Ce n'est pas de tout repos pour les chanteurs, contraints de porter de lourdes robes aux couleurs éclatantes, qui plus est imitant ces incroyables robes des infantes d'Espagne peintes par Velazquez, dont la largeur atteignait des proportions absurdes. La moins gâtée de ce point de vue est la princesse Aspasia,la promise de Mitridate, qui ne quitte pas cet improbable costume dont on imagine qu'elle a du mettre un certain temps à adopter...  
Perruques blanches ou colorées, masques divers, accessoires nombreux, couleur rouge dominante de la scène avec quelques symboles (le sable, le désert, la terre) selon les moments, danseurs et danseuses "Nô", tout est stylisé et symbolisé et tout fonctionne très bien.

Un spectacle esthétiquement fascinant dans l'opéra qui détient quelques unes des promesses du Mozart adulte.

Mais le plaisir ne serait pas complet si la distribution n'était pas elle aussi de haut niveau.

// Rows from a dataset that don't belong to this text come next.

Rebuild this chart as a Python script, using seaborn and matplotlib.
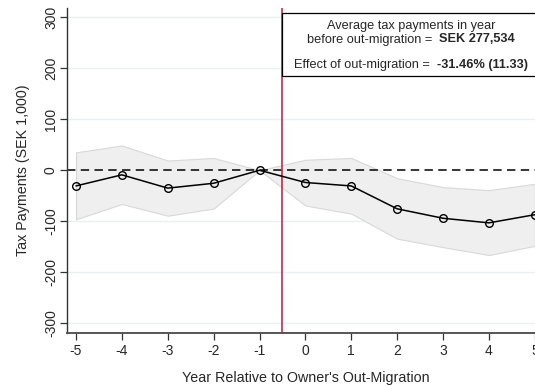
import numpy as np
import pandas as pd
import matplotlib
matplotlib.use("Agg")
import matplotlib.pyplot as plt
import seaborn as sns
from matplotlib.patches import Rectangle

years = [-5, -4, -3, -2, -1, 0, 1, 2, 3, 4, 5]
estimate = [-30.7, -9, -35, -25.5, 0, -24, -30.7, -75.5, -94, -103, -87]
ci_upper = [35, 48.5, 19, 24, 0, 20.5, 24, -15.5, -33, -39, -26.5]
ci_lower = [-96, -66, -89, -75, 0, -69, -85, -134, -150.5, -166, -148]
y_ticks = [-300, -200, -100, 0, 100, 200, 300]
box_line1 = "Average tax payments in year"
box_line2 = ("before out-migration =  ", "SEK 277,534")
box_line3 = ("Effect of out-migration =  ", "-31.46% (11.33)")
xlabel = "Year Relative to Owner's Out-Migration"
ylabel = "Tax Payments (SEK 1,000)"

sns.set_style("white")
plt.rcParams['font.family'] = ['Liberation Sans', 'DejaVu Sans']
plt.rcParams['axes.unicode_minus'] = False

df = pd.DataFrame({"year": years, "est": estimate, "lo": ci_lower, "hi": ci_upper})

W, H = 535, 387
fig = plt.figure(figsize=(W / 100, H / 100), dpi=100)
ax = fig.add_axes([67/W, 1-333/H, (544-67)/W, (333-8)/H])

for yt in y_ticks:
    if yt != 0:
        ax.axhline(yt, color="#e8f0f1", lw=1.0, zorder=0)

ax.fill_between(df["year"], df["lo"], df["hi"], facecolor="#efefef",
                edgecolor="#d8d8d8", lw=0.8, zorder=1)
ax.axhline(0, color="black", lw=1.1, ls=(0, (5.5, 3.5)), zorder=2)
ax.axvline(-0.5, color="#d0103a", lw=1.1, zorder=3)

sns.lineplot(data=df, x="year", y="est", ax=ax, color="black", lw=1.1,
             marker="o", markersize=5.5, markerfacecolor="none",
             markeredgecolor="black", markeredgewidth=1.0, zorder=4)

ax.set_xlim(-5.196, 5.2)
ax.set_ylim(-318.6, 317.6)
ax.set_xticks(years)
ax.set_xticklabels([str(y) for y in years])
ax.set_yticks(y_ticks)
ax.set_yticklabels([str(y) for y in y_ticks], rotation=90, va="center")
ax.tick_params(axis="both", direction="out", length=5, width=0.9, color="#333333",
               labelsize=10, left=True, bottom=True)
ax.tick_params(axis="x", pad=3)
ax.tick_params(axis="y", pad=1.5)
for side in ["top", "right"]:
    ax.spines[side].set_visible(False)
ax.spines["left"].set_color("#333333")
ax.spines["bottom"].set_color("#555555")
ax.spines["left"].set_linewidth(1.0)
ax.spines["bottom"].set_linewidth(1.4)

ax.set_xlabel(xlabel, fontsize=10.3, labelpad=9)
ax.set_ylabel(ylabel, fontsize=10.3, labelpad=10)

rect = Rectangle((-0.5, 185.3), 6.0, 121.6, facecolor="white", edgecolor="black",
                 lw=0.9, zorder=5, clip_on=False)
ax.add_patch(rect)

xc = 411
fs = 9.2
fig.text(xc / W, 1 - 26.5 / H, box_line1, ha="center", va="center", fontsize=fs, zorder=6)

renderer = fig.canvas.get_renderer()

def mixed_line(parts, ycen):
    t1 = fig.text(0, 1 - ycen / H, parts[0], ha="left", va="center", fontsize=fs, zorder=6)
    t2 = fig.text(0, 1 - ycen / H, parts[1], ha="left", va="center", fontsize=fs,
                  fontweight="bold", zorder=6)
    w1 = t1.get_window_extent(renderer).width
    w2 = t2.get_window_extent(renderer).width
    x0 = xc - (w1 + w2) / 2
    t1.set_x(x0 / W)
    t2.set_x((x0 + w1) / W)

mixed_line(box_line2, 39.5)
mixed_line(box_line3, 65)

fig.savefig("out.png", dpi=100)
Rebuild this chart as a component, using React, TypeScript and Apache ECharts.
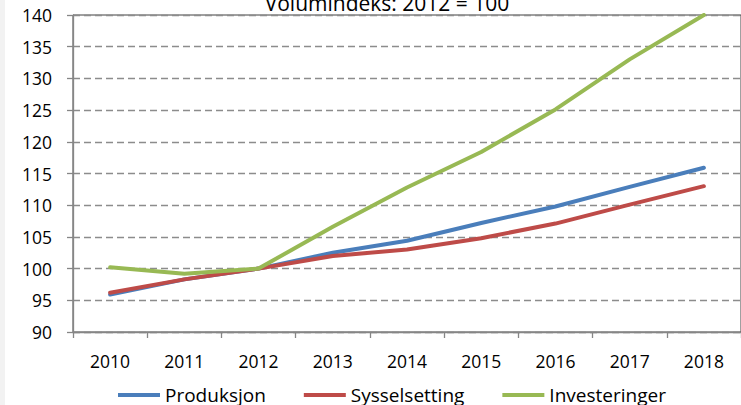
import React, { useEffect, useRef } from "react";
import * as echarts from "echarts";

const years = ["2010", "2011", "2012", "2013", "2014", "2015", "2016", "2017", "2018"];
const produksjon = [95.9, 98.3, 100, 102.5, 104.4, 107.2, 109.8, 112.9, 115.9];
const sysselsetting = [96.2, 98.3, 100, 102.0, 103.0, 104.8, 107.1, 110.1, 113.0];
const investeringer = [100.2, 99.2, 100, 106.6, 112.8, 118.4, 125.1, 133.0, 140.0];
const titleText = "Volumindeks: 2012 = 100";
const seriesNames = ["Produksjon", "Sysselsetting", "Investeringer"];
const seriesColors = ["#4a7ebb", "#be4b48", "#98b954"];

const FONT = "'Open Sans', Lato, sans-serif";

export default function App() {
  const ref = useRef<HTMLDivElement>(null);
  useEffect(() => {
    if (!ref.current) return;
    const chart = echarts.init(ref.current, null, { renderer: "svg" });
    const data = [produksjon, sysselsetting, investeringer];
    chart.setOption({
      animation: false,
      backgroundColor: "#ffffff",
      textStyle: { fontFamily: FONT },
      title: {
        text: titleText,
        left: 387,
        textAlign: "center",
        top: -10,
        padding: 0,
        textStyle: { fontFamily: FONT, fontSize: 21, fontWeight: "normal", color: "#000", lineHeight: 25 },
      },
      graphic: [
        { type: "rect", left: 0, top: 0, shape: { x: 0, y: 0, width: 5, height: 405 }, style: { fill: "#f2f2f2" }, z: -1 },
      ],
      legend: {
        left: 118,
        top: 385,
        padding: 0,
        icon: "rect",
        itemWidth: 42,
        itemHeight: 4,
        itemGap: 38,
        textStyle: { fontFamily: FONT, fontSize: 19, color: "#000", lineHeight: 20, padding: [0, 0, 0, 0] },
        data: seriesNames,
      },
      grid: {
        left: 73,
        top: 15,
        width: 678,
        height: 317,
        show: true,
        borderColor: "#404040",
        borderWidth: 1,
        containLabel: false,
      },
      xAxis: {
        type: "category",
        data: years,
        boundaryGap: true,
        axisLine: { lineStyle: { color: "#868686", width: 1.3 } },
        axisTick: { show: true, length: 6, lineStyle: { color: "#868686", width: 1.3 } },
        axisLabel: { color: "#000", fontSize: 17.5, fontFamily: FONT, margin: 20 },
      },
      yAxis: {
        type: "value",
        min: 90,
        max: 140,
        interval: 5,
        axisLine: { show: true, lineStyle: { color: "#868686", width: 1.3 } },
        axisTick: { show: true, length: 6, lineStyle: { color: "#868686", width: 1.3 } },
        axisLabel: { color: "#000", fontSize: 17.5, fontFamily: FONT, margin: 21 },
        splitLine: { show: true, lineStyle: { color: "#8c8c8c", width: 1.3, type: [7, 4] } },
      },
      series: seriesNames.map((name, i) => ({
        name,
        type: "line",
        data: data[i],
        symbol: "none",
        lineStyle: { color: seriesColors[i], width: 4, cap: "round", join: "round" },
        itemStyle: { color: seriesColors[i] },
        z: 2 + i,
      })),
    });
    return () => chart.dispose();
  }, []);
  return (
    <div
      ref={ref}
      style={{ position: "fixed", left: 0, top: 0, width: 741, height: 405 }}
    />
  );
}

Je commencerai par le contre-ténor "alto" Bejun Metha qui, en Farnace, domine incontestablement le plateau de sa belle voix, magnifiquement projetée, un peu rauque et sévère face à la soprano délicate de Salome Jicia qui incarne le jeune frère Sifare avec grâce et retenue. Un contraste parfait entre les deux fils qui s'affrontent, une perfection du double chant ainsi distribué et du très grand Metha dans un rôle très difficile (le plus long je pense...) qu'il "joue" de surcroit à la perfection.

J'avais déjà entendu Michael Spyres très récemment en Mitridate : il est bien mieux servi par cette mise en scène, ce chef et ces partenaires qu'au TCE l'an dernier et la noblesse de son personnage est totalement rendue avec classe et grandeur. Ses qualités vocales font le reste. Oui, me suis-je dit, il aurait pu chanter le rôle du ténor dans la Reine de Chypre de manière parfaite. Tout juste, comme au TCE, peut-on parfois percevoir dans ses suraigus chantés un octave au dessus de la note précédente en écart brusque, une petite hésitation de la voix avant que la note ne se pose vraiment. Mais l'ensemble est brillant et son air d'entrée a été ovationné (comme d'ailleurs tous les airs solistes dont l'opéra ne manque pas...)

Très bonne surprise avec l'Ismène de Lucy Crowe, étonnamment claire et vaillante, très jolie voix traversant la salle du ROH sans aucune difficulté, très belle interprétation vocalisante et pure.

Albina Shagimuratova (Aspasie) et Jennifer Davis (Arbate, le gouverneur en robe noire de derviche tourneur) sont sans doute un petit cran en dessous, quoique de très haut niveau, dans une partition difficile notamment la première qui a été à plusieurs reprises très brillante également.

Jolie surprise aussi avec le Marzio de Rupert Charlesworth, ténor remplaçant de dernière minute mais habitué du rôle, qui a tenu ses courtes apparitions si remarquablement qu'il a été, malgré la brièveté de son rôle, l'un des plus applaudis.

Bref une matinée, puis une soirée de redécouverte d'un opéra passionnant (malgré ses longueurs), dans un écrin parfait, musique et mise en scène, décors, et costumes.

Dommage que mes rebelles de l'amphi aient jugé bon de rire de manière incongrue à l'apparition de certains costumes. On leur pardonnera leur jeunesse insolente, ils ont applaudi très chaleureusement au baisser du rideau.


PS : je pense qu'une rediffusion sera disponible sous peu sur BBC3.